◆ **EXERCISE INSTRUCTIONS**
Copy everything from the line with "Write the React, TypeScript" down to the line with "import * as", inclusive of both, exactly as written; leave out all pictures.

◆ **RECORDED DATA**
--- START ---

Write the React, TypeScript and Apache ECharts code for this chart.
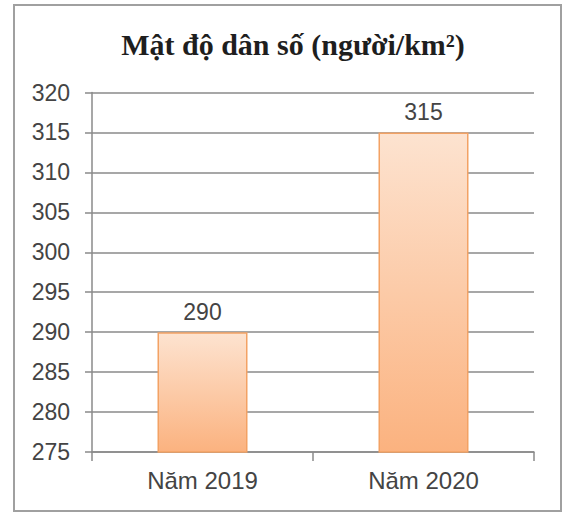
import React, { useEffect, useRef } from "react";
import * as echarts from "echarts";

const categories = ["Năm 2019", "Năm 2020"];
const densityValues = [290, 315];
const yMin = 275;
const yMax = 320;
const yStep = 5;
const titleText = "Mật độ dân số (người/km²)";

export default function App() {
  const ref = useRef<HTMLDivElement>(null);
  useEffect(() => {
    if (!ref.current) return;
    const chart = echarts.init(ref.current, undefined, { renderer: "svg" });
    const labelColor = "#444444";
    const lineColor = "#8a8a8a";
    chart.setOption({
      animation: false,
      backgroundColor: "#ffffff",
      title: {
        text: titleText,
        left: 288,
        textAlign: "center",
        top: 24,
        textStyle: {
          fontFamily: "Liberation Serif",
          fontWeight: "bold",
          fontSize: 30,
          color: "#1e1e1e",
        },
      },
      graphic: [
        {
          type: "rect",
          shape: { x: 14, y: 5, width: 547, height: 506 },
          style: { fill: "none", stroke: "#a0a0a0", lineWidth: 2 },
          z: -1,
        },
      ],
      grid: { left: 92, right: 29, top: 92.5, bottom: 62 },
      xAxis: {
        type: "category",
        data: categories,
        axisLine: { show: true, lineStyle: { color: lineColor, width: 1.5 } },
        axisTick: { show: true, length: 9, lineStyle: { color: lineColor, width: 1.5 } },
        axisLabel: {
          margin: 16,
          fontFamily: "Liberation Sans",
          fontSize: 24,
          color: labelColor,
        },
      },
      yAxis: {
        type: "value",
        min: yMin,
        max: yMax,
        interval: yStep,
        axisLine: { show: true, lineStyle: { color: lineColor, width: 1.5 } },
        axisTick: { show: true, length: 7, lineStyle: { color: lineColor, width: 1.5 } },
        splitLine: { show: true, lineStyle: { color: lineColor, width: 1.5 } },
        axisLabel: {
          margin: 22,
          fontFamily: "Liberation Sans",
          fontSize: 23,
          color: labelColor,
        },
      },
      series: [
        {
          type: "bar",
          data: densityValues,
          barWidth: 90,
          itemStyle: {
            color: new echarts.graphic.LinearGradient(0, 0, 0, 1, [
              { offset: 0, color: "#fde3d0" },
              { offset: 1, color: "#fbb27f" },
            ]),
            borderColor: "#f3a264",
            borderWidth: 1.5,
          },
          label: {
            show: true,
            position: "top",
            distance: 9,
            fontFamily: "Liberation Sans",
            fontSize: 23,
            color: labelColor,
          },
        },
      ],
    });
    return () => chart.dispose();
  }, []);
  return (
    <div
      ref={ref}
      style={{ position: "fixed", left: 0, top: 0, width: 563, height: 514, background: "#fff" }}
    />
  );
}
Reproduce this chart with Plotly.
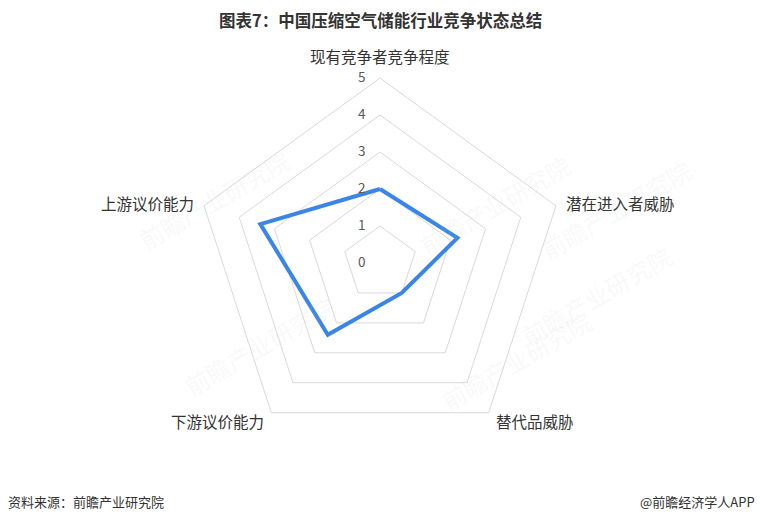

--- END ---
--- START ---

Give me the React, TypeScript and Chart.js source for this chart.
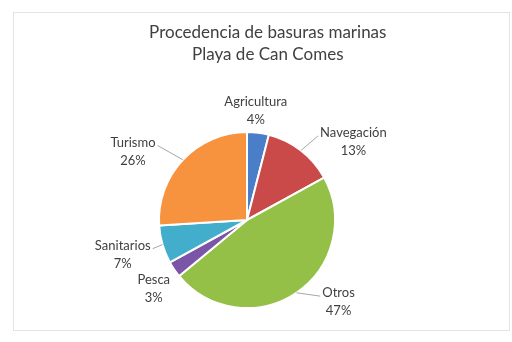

--- END ---
--- START ---

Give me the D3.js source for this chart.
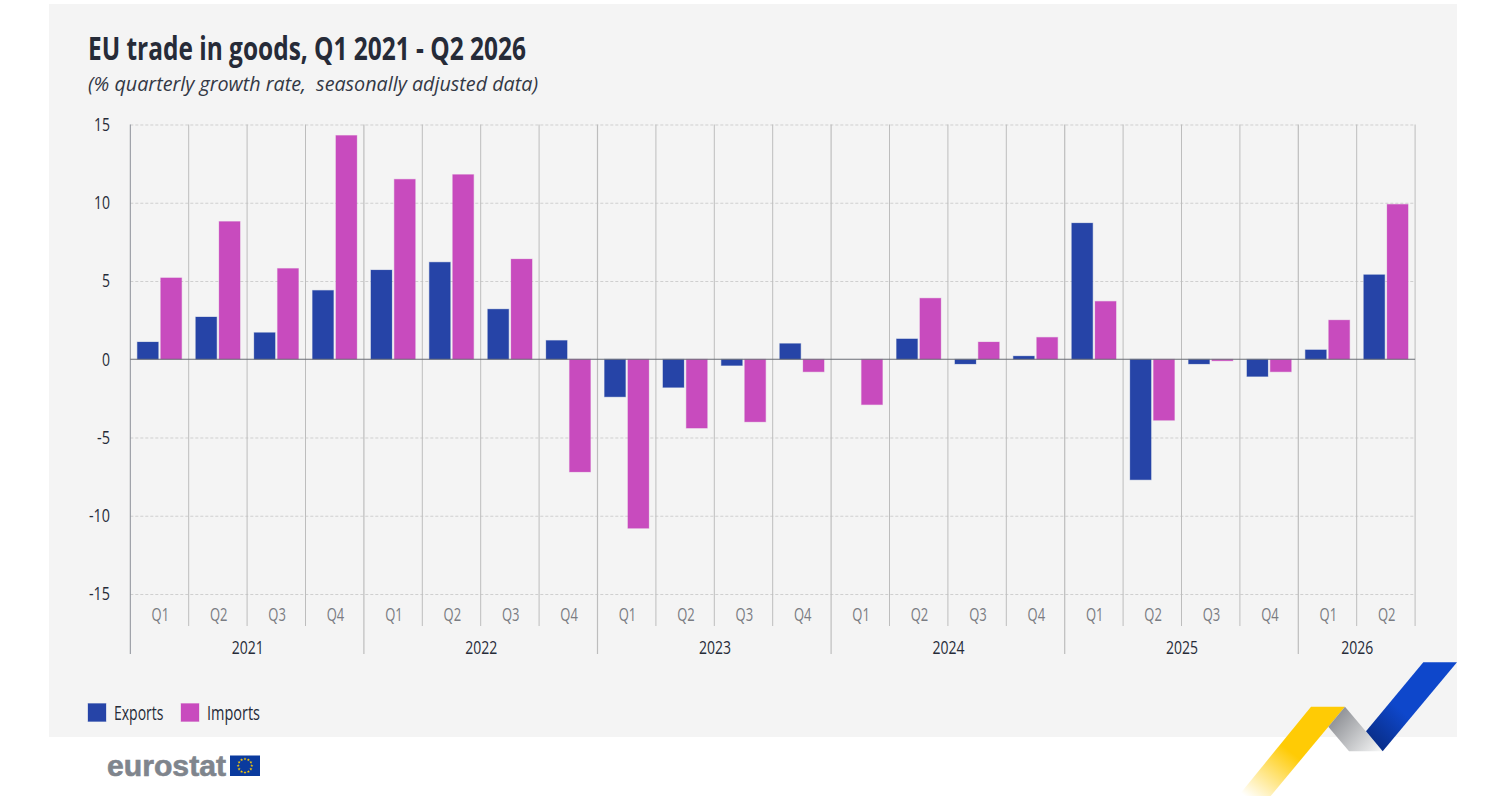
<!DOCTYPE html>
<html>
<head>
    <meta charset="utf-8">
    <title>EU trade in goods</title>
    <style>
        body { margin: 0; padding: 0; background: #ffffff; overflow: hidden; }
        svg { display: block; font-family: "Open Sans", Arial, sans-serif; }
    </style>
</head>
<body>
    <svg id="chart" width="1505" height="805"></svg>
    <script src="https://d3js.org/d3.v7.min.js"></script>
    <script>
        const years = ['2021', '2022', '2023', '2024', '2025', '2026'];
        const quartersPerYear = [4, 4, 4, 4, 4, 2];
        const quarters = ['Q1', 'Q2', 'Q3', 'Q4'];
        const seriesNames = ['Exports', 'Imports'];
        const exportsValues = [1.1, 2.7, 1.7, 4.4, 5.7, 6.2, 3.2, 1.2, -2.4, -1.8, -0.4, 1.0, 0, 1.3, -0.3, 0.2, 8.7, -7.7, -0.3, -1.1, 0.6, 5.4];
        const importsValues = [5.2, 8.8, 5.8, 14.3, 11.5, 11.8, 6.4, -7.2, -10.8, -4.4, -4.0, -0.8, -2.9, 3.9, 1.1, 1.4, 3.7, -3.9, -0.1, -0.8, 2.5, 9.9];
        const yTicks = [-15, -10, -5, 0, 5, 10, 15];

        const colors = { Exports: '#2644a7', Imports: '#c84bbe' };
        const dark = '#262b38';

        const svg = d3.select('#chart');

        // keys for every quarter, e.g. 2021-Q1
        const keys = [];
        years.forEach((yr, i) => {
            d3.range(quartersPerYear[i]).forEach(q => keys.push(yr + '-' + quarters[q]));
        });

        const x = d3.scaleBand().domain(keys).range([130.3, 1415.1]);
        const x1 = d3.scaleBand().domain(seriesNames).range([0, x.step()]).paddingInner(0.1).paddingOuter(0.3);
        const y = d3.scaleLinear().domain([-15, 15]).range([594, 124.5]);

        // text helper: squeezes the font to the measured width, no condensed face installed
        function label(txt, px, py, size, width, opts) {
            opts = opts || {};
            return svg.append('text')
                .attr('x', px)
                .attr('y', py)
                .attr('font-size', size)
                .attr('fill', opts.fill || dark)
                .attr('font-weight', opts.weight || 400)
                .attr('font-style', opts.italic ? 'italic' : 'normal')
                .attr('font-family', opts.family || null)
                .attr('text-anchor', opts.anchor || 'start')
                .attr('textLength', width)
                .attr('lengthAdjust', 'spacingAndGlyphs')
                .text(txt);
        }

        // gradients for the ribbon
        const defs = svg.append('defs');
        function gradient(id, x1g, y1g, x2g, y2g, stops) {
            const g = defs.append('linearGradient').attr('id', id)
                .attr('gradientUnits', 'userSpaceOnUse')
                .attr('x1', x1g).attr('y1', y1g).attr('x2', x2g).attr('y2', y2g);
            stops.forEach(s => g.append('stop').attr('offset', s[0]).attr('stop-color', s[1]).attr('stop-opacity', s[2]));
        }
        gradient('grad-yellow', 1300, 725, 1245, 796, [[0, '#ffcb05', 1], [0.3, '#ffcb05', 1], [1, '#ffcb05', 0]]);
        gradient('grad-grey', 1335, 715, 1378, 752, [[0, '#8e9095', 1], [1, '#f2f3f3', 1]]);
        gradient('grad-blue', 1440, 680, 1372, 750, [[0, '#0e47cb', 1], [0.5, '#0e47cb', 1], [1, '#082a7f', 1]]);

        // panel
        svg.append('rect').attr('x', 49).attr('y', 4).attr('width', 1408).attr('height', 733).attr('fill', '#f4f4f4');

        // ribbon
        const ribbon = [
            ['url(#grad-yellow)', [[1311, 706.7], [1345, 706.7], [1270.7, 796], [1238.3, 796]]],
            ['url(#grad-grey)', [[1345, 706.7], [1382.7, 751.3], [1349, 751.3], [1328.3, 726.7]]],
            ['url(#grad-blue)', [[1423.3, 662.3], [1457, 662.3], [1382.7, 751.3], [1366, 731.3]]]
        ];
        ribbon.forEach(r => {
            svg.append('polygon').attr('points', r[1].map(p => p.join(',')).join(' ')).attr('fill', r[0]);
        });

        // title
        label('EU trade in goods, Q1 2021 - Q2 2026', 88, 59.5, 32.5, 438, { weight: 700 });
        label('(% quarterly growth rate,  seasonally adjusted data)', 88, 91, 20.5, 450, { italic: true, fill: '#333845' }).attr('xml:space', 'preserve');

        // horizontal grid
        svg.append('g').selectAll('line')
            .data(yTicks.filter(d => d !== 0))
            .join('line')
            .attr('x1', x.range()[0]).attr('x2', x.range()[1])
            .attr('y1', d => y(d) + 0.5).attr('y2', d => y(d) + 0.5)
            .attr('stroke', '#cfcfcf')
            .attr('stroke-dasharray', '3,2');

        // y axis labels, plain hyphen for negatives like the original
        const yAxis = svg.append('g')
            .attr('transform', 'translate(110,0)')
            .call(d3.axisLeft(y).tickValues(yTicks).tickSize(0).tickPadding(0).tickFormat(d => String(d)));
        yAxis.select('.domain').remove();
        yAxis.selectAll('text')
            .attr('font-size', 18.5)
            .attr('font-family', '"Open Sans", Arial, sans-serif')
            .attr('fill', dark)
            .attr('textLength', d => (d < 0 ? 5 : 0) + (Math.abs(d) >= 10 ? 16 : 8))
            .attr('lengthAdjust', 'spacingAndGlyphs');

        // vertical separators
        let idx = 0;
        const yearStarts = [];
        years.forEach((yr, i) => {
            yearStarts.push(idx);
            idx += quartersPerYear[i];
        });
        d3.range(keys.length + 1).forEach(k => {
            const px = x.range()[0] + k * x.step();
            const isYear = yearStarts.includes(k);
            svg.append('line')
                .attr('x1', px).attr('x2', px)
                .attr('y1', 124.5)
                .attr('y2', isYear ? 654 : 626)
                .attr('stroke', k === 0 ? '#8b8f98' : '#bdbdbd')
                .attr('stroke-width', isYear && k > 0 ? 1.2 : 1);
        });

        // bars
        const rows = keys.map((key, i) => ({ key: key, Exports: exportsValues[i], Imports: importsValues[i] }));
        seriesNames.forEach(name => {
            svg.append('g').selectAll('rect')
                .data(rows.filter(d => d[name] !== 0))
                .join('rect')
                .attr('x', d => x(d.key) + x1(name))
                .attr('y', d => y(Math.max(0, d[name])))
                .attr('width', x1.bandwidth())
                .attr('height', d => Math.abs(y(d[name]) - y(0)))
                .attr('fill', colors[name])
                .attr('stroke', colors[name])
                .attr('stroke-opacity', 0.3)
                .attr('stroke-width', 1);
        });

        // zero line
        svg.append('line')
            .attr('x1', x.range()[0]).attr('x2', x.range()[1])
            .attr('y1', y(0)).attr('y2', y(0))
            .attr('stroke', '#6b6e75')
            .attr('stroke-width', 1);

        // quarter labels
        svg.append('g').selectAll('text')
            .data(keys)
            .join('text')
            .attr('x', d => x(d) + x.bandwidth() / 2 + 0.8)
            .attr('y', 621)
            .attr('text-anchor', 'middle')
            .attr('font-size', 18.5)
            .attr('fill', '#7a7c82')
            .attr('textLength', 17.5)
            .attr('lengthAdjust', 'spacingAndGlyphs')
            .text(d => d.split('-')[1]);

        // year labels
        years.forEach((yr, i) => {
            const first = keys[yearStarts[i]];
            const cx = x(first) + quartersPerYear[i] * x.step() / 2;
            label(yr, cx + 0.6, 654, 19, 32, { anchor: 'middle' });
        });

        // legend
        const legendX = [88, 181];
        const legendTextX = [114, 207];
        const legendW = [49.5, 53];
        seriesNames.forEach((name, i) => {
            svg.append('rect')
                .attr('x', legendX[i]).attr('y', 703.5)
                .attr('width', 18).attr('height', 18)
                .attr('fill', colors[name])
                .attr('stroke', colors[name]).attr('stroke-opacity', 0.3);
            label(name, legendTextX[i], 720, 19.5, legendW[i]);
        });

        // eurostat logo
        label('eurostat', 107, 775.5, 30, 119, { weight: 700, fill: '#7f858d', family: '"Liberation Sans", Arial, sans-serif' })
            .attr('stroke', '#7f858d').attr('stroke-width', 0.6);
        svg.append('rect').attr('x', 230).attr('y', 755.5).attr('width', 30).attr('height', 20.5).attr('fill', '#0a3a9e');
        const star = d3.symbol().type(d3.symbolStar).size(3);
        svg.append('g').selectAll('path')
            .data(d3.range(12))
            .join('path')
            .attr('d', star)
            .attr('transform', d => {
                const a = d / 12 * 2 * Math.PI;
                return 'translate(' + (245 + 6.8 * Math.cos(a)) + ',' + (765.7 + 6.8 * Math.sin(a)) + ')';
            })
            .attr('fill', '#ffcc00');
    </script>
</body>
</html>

--- END ---

◆ **CORRECT OUTPUT**
Write the React, TypeScript and Apache ECharts code for this chart.
import React, { useEffect, useRef } from "react";
import * as echarts from "echarts";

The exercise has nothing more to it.